M. McConkey: On the flip side, heating the furnace up, we recommend a new brick takes around anywhere from 24 to 36 hours. That’s a conservative number I agree. But you want to be with, especially with new brick, you want to be more conservative than you are aggressive. Because you want to have several holds on the way up. You’ll want to heat the furnace to 300 degrees, with no atmosphere and obviously down that temperature. And hold it for 4 or 5 hours. Then go up to around 8 or 900, have another hold. And then, on the way up until you get the operating temperature, you should have several holds on the way up so that the brick has a chance to react to the environment. It won’t spall off. If you’ve just cooled the furnace down, and didn’t do any brick work, you don’t have to be quite that conservative, but you do want to make sure that the brick work has a chance to expand.

M. McConkey: Every time the furnace is cooled down, the brick itself will contract a little.
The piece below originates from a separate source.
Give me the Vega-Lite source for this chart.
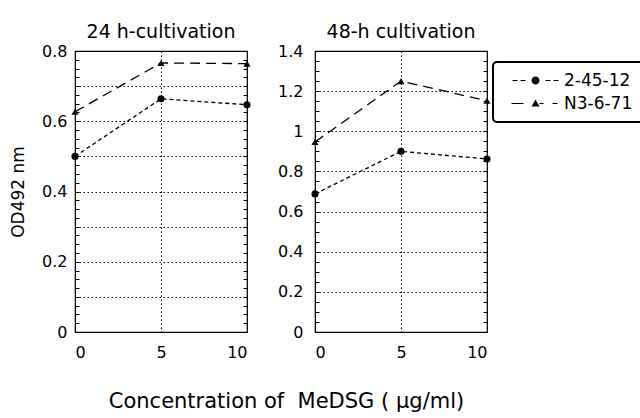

The roof is a sprung arch. So, it will also sag down a little, and you’ll see some cracks in the brick work, which are pretty normal. They’ll seal back up because the brick has contracted when it comes down cold. But when you heat it back up, after existing brick, you don’t have to be quite that conservative. It’ll take about 18 hours. Sometimes you can go a little faster than that, but if you have the chance to be more conservative, when you heat up and cool down, the better off you’re going to be in the long run.

R. Miller: We’re always in a hurry. But then, you know, we’re going to end up spending a lot more money on our brick or something like that in the future, because we just didn’t take the extra few hours to do it right.

M. McConkey: Yeah. You’re definitely going to damage it down the road. You might not see it initially, but you’re exactly right. You’ll see that overall down the road, you’re going to spend a lot more money than a little bit of time you did for heating up or cooling down.

R. Miller: Absolutely. All right, well, good. Do you have any other thoughts before we sign off for today? Do you have any other thoughts that you’d like to share with the maintenance crews that are listening, working on controlled atmosphere furnaces. Any other tidbits of information from your many years of experience?

M. McConkey: Yeah, I guess one thing is we would be happy to help with any problems that you may have. We have a rebuild group that will provide rebuild for your furnaces on whatever you need done. And, we have a very fine field service group. There’s 12 people in our field service group that travel throughout the United States and Canada and Mexico and we’ll be happy to help in any way we can.

R. Miller: Great. All right. Well, thanks Mike, for this really informative discussion, I really enjoyed it and I hope that our listeners did as well. We look forward to our next podcast sponsored by Surface Combustion. To everyone out there, have a great day.